I can’t solve my partner’s problems. Even if I’m sure I know what they should do. And my partner can’t solve my problems, no matter how much I wish they could. Can you notice the ways you try to get your partner to “fix” you? Are you aware of the times your partner is making you responsible for their problem?
We can help and support each other. We can learn to listen. We can listen so well that the person we are listening to is better able to work out his or her own solutions. Here’s a simple mnemonic to help you listen: AGE – Acceptance, Genuineness, Empathy.
Acceptance. Instead of listening too often we are actually judging, evaluating, comparing and debating. Supportive listening behavior requires that we accept what we are hearing. We listen, knowing that as the speaker talks they begin to find their own clarity, their own truth.
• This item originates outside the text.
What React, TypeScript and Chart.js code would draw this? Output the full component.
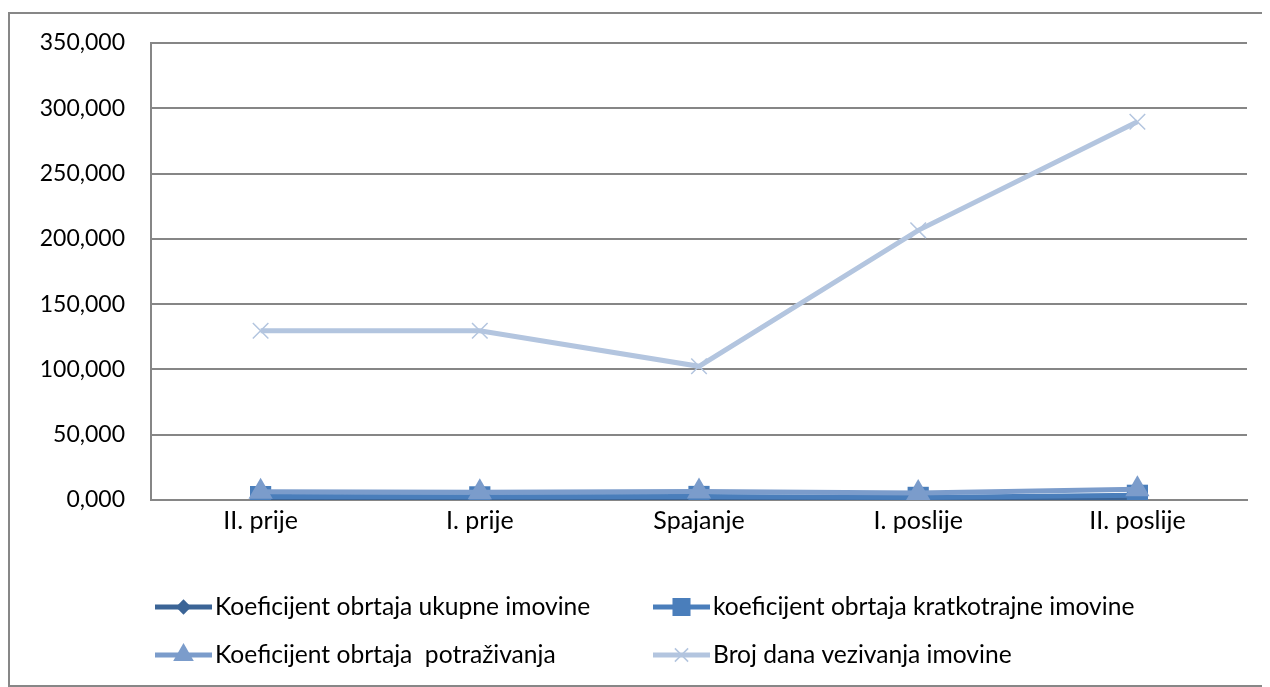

Even if the speaker says something we believe is wrong or misguided, listening with acceptance will help the speaker more than correcting, teaching or telling about the listener’s beliefs and opinions.
Genuineness. There is very limited support that comes from listening because we “have to”, or we “must”, or we “should”. Support comes when we genuinely show up, prepared to be attentive and present.
Empathy. Often the way most of us “feel” supported is when we experience the listener’s empathy; their ability to “share” the speakers feelings. Sympathy is caring about someone else’s feelings; empathy is about feeling your version of their feelings – allowing yourself to, as they say, walk a mile in the other person’s moccasins.
One tip for being in a great relationship is to support our partner to find their own best solution to their own problems by listening with Acceptance, Genuineness, and Empathy.